Brief - Retype the run of lines that opens with the line containing "Rebuild this chart" and closes with the line containing "return x / W, 1 - y / H", exactly and inclusively, but skip the pictures.

....

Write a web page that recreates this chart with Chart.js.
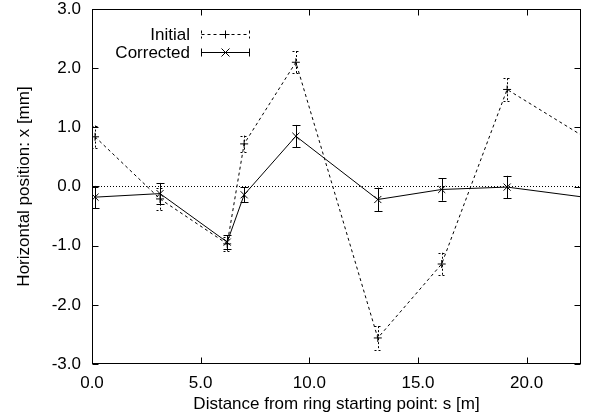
<!DOCTYPE html>
<html>
<head>
<meta charset="utf-8">
<script src="https://cdn.jsdelivr.net/npm/chart.js@4/dist/chart.umd.min.js"></script>
<style>
html,body{margin:0;padding:0;background:#fff;}
#wrap{width:589px;height:416px;}
</style>
</head>
<body>
<div id="wrap"><canvas id="c" width="589" height="416"></canvas></div>
<script>
// ---- data ----
const sPositions   = [0.14, 3.13, 6.22, 7.0, 9.38, 13.15, 16.09, 19.1, 22.64];
const initialX     = [0.84, -0.21, -0.97, 0.72, 2.10, -2.56, -1.31, 1.64, 0.84];
const initialErr   = [0.19, 0.19, 0.12, 0.14, 0.19, 0.20, 0.19, 0.19, 0.19];
const correctedX   = [-0.18, -0.12, -0.94, -0.14, 0.85, -0.22, -0.05, -0.01, -0.18];
const correctedErr = [0.19, 0.18, 0.12, 0.13, 0.19, 0.20, 0.19, 0.19, 0.19];
const xTicks = [0, 5, 10, 15, 20];
const yTicks = [-3, -2, -1, 0, 1, 2, 3];
const seriesNames = ['Initial', 'Corrected'];
const xTitle = 'Distance from ring starting point: s [m]';
const yTitle = 'Horizontal position: x [mm]';

const FONT = '"Liberation Sans", Arial, Helvetica, sans-serif';
const FS = 17;

function pts(xs, ys) { return xs.map((x, i) => ({x: x, y: ys[i]})); }

const errorBars = {
  id: 'errorBars',
  afterDatasetsDraw(chart) {
    const ctx = chart.ctx, a = chart.chartArea;
    const xs = chart.scales.x, ys = chart.scales.y;
    ctx.save();
    ctx.beginPath(); ctx.rect(a.left, a.top, a.right - a.left, a.bottom - a.top); ctx.clip();
    chart.data.datasets.forEach(ds => {
      if (!ds.errors) return;
      ctx.strokeStyle = '#000';
      ctx.lineWidth = 1;
      ctx.setLineDash(ds.errDash || []);
      ds.data.forEach((p, i) => {
        const e = ds.errors[i];
        const px = Math.round(xs.getPixelForValue(p.x)) + 0.5;
        const y1 = ys.getPixelForValue(p.y + e), y2 = ys.getPixelForValue(p.y - e);
        ctx.beginPath();
        ctx.moveTo(px, y1); ctx.lineTo(px, y2);
        ctx.moveTo(px - 4, Math.round(y1) + 0.5); ctx.lineTo(px + 4, Math.round(y1) + 0.5);
        ctx.moveTo(px - 4, Math.round(y2) + 0.5); ctx.lineTo(px + 4, Math.round(y2) + 0.5);
        ctx.stroke();
      });
    });
    ctx.restore();
  }
};

const frame = {
  id: 'frame',
  afterDatasetsDraw(chart) {
    const ctx = chart.ctx, a = chart.chartArea;
    const xs = chart.scales.x, ys = chart.scales.y;
    const L = Math.round(a.left) + 0.5, R = Math.round(a.right) - 0.5;
    const T = Math.round(a.top) + 0.5, B = Math.round(a.bottom) - 0.5;
    ctx.save();
    ctx.strokeStyle = '#000'; ctx.lineWidth = 1; ctx.setLineDash([]);
    ctx.strokeRect(L, T, R - L, B - T);
    ctx.beginPath();
    const tl = 6;
    xTicks.forEach(v => {
      const px = Math.round(xs.getPixelForValue(v)) + 0.5;
      ctx.moveTo(px, B); ctx.lineTo(px, B - tl);
      ctx.moveTo(px, T); ctx.lineTo(px, T + tl);
    });
    yTicks.forEach(v => {
      const py = Math.round(ys.getPixelForValue(v)) + 0.5;
      ctx.moveTo(L, py); ctx.lineTo(L + tl, py);
      ctx.moveTo(R, py); ctx.lineTo(R - tl, py);
    });
    ctx.stroke();
    ctx.restore();
  }
};

const keyBox = {
  id: 'keyBox',
  afterDraw(chart) {
    const ctx = chart.ctx, a = chart.chartArea;
    ctx.save();
    ctx.font = FS + 'px ' + FONT;
    ctx.fillStyle = '#000';
    ctx.textAlign = 'right';
    ctx.textBaseline = 'middle';
    const textRight = a.left + 98;
    const x1 = a.left + 109.5, x2 = a.left + 157.5, xm = (x1 + x2) / 2;
    const rows = [
      {name: seriesNames[0], y: a.top + 25.5, dash: [3, 3], marker: 'plus'},
      {name: seriesNames[1], y: a.top + 43.5, dash: [], marker: 'x'}
    ];
    rows.forEach(r => {
      ctx.fillText(r.name, textRight, r.y + 1);
      ctx.strokeStyle = '#000'; ctx.lineWidth = 1;
      ctx.setLineDash(r.dash);
      ctx.beginPath();
      ctx.moveTo(x1, r.y); ctx.lineTo(x2, r.y);
      ctx.moveTo(x1, r.y - 4); ctx.lineTo(x1, r.y + 4);
      ctx.moveTo(x2, r.y - 4); ctx.lineTo(x2, r.y + 4);
      ctx.stroke();
      ctx.setLineDash([]);
      ctx.beginPath();
      if (r.marker === 'plus') {
        ctx.moveTo(xm - 4, r.y); ctx.lineTo(xm + 4, r.y);
        ctx.moveTo(xm, r.y - 4); ctx.lineTo(xm, r.y + 4);
      } else {
        ctx.moveTo(xm - 4, r.y - 4); ctx.lineTo(xm + 4, r.y + 4);
        ctx.moveTo(xm - 4, r.y + 4); ctx.lineTo(xm + 4, r.y - 4);
      }
      ctx.stroke();
    });
    ctx.restore();
  }
};

new Chart(document.getElementById('c'), {
  type: 'scatter',
  data: {
    datasets: [
      {
        label: 'zero',
        data: [{x: 0, y: 0}, {x: 22.5, y: 0}],
        showLine: true, borderColor: '#000', borderWidth: 1,
        borderDash: [1, 2], pointRadius: 0, pointHoverRadius: 0
      },
      {
        label: seriesNames[0],
        data: pts(sPositions, initialX),
        errors: initialErr, errDash: [2, 2],
        showLine: true, borderColor: '#000', borderWidth: 1, borderDash: [3, 3],
        pointStyle: 'cross', pointRadius: 4, pointBorderColor: '#000', pointBorderWidth: 1,
        pointBackgroundColor: '#000'
      },
      {
        label: seriesNames[1],
        data: pts(sPositions, correctedX),
        errors: correctedErr, errDash: [],
        showLine: true, borderColor: '#000', borderWidth: 1,
        pointStyle: 'crossRot', pointRadius: 5, pointBorderColor: '#000', pointBorderWidth: 1,
        pointBackgroundColor: '#000'
      }
    ]
  },
  options: {
    responsive: false,
    animation: false,
    layout: {padding: {top: 9, right: 8, left: 0, bottom: 0}},
    plugins: {legend: {display: false}, tooltip: {enabled: false}},
    elements: {line: {tension: 0}},
    scales: {
      x: {
        type: 'linear', min: 0, max: 22.5,
        afterBuildTicks: s => { s.ticks = xTicks.map(v => ({value: v})); },
        afterFit: s => { s.height = 52; s.paddingLeft = 0; s.paddingRight = 0; },
        grid: {display: false, drawTicks: false},
        border: {display: false},
        ticks: {color: '#000', font: {family: FONT, size: FS}, padding: 9,
                maxRotation: 0, callback: v => v.toFixed(1)},
        title: {display: true, text: xTitle, color: '#000',
                font: {family: FONT, size: FS}, padding: {top: 4, bottom: 1}}
      },
      y: {
        type: 'linear', min: -3, max: 3,
        afterBuildTicks: s => { s.ticks = yTicks.map(v => ({value: v})); },
        afterFit: s => { s.width = 92; s.paddingTop = 0; s.paddingBottom = 0; },
        grid: {display: false, drawTicks: false},
        border: {display: false},
        ticks: {color: '#000', font: {family: FONT, size: FS}, padding: 11,
                callback: v => v.toFixed(1)},
        title: {display: true, text: yTitle, color: '#000',
                font: {family: FONT, size: FS}, padding: {top: 14, bottom: 0}}
      }
    }
  },
  plugins: [errorBars, frame, keyBox]
});
</script>
</body>
</html>
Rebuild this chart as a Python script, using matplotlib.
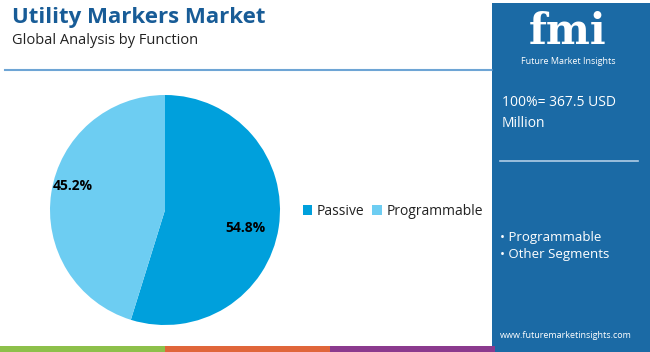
import matplotlib
matplotlib.use("Agg")
import matplotlib.pyplot as plt
from matplotlib.patches import Rectangle, Patch

categories = ["Passive", "Programmable"]
values = [54.8, 45.2]
colors = ["#00A0DC", "#6DCDF2"]
title = "Utility Markers Market"
subtitle = "Global Analysis by Function"
total_text = "100%= 367.5 USD\nMillion"
segments = ["• Programmable", "• Other Segments"]

W, H = 650, 352
fig = plt.figure(figsize=(W/100, H/100), dpi=100)
plt.rcParams['font.family'] = ['Open Sans', 'DejaVu Sans']

def px(x, y):
    return x / W, 1 - y / H

# Right panel
fig.patches.append(Rectangle(px(492, 346), (650-492)/W, (346-3)/H, transform=fig.transFigure,
                             facecolor="#1B6AA5", edgecolor="none", zorder=0))
# bottom strips
strip_cols = ["#8DC04A", "#E0663A", "#8B3A8E", "#1B6AA5"]
xs = [0, 165, 330, 495, 650]
for i, c in enumerate(strip_cols):
    fig.patches.append(Rectangle(px(xs[i], 352), (xs[i+1]-xs[i])/W, 6/H, transform=fig.transFigure,
                                 facecolor=c, edgecolor="none", zorder=1))
# header line
fig.add_artist(plt.Line2D([5/W, 492/W], [1-70/H, 1-70/H], color="#4A8FCB", lw=1.5, alpha=0.8))

fig.text(*px(12, 18), title, fontsize=16, fontweight="bold", color="#185C97", va="center", ha="left")
fig.text(*px(12, 41), subtitle, fontsize=10.5, color="#222222", va="center", ha="left")

# Pie
ax = fig.add_axes([(165-115)/W, 1-(210+115)/H, 230/W, 230/H])
wedges, _ = ax.pie(values, colors=colors, startangle=90, counterclock=False,
                   wedgeprops=dict(linewidth=0))
ax.set_xlim(-1, 1)
ax.set_ylim(-1, 1)
ax.set_aspect("equal")
ax.text(0.70, -0.16, f"{values[0]}%", fontsize=10, fontweight="bold", ha="center", va="center")
ax.text(-0.80, 0.21, f"{values[1]}%", fontsize=10, fontweight="bold", ha="center", va="center")

handles = [Patch(facecolor=c, edgecolor="none") for c in colors]
fig.legend(handles, categories, loc="center left", bbox_to_anchor=px(290, 211), frameon=False,
           ncol=2, fontsize=10, handlelength=0.7, handleheight=0.7, handletextpad=0.3,
           columnspacing=0.6, labelcolor="#222222")

# Logo
fig.text(*px(568, 32), "fmi", fontsize=30, fontweight="bold", color="white", ha="center", va="center",
         family=["DejaVu Serif"])
fig.text(*px(568, 61), "Future Market Insights", fontsize=6.5, color="white", ha="center", va="center")

fig.text(*px(502, 113), total_text, fontsize=10, color="white", ha="left", va="center", linespacing=1.6)
fig.add_artist(plt.Line2D([500/W, 638/W], [1-161/H, 1-161/H], color="#B0CDE6", lw=1.2))
fig.text(*px(500, 246), "\n".join(segments), fontsize=9.5, color="white", ha="left", va="center",
         linespacing=1.45)
fig.text(*px(566, 336), "www.futuremarketinsights.com", fontsize=6.5, color="white", ha="center", va="center")

fig.savefig("out.png", dpi=100)
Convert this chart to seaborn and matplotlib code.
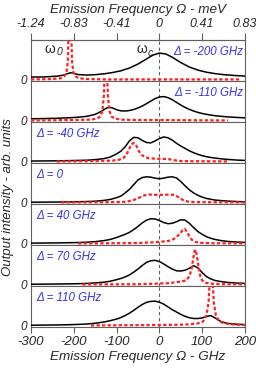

....

Result of the task -
Rebuild this chart as a Python script, using matplotlib.
import matplotlib
matplotlib.use("Agg")
import matplotlib.pyplot as plt
from matplotlib.patches import Rectangle, Patch

categories = ["Passive", "Programmable"]
values = [54.8, 45.2]
colors = ["#00A0DC", "#6DCDF2"]
title = "Utility Markers Market"
subtitle = "Global Analysis by Function"
total_text = "100%= 367.5 USD\nMillion"
segments = ["• Programmable", "• Other Segments"]

W, H = 650, 352
fig = plt.figure(figsize=(W/100, H/100), dpi=100)
plt.rcParams['font.family'] = ['Open Sans', 'DejaVu Sans']

def px(x, y):
    return x / W, 1 - y / H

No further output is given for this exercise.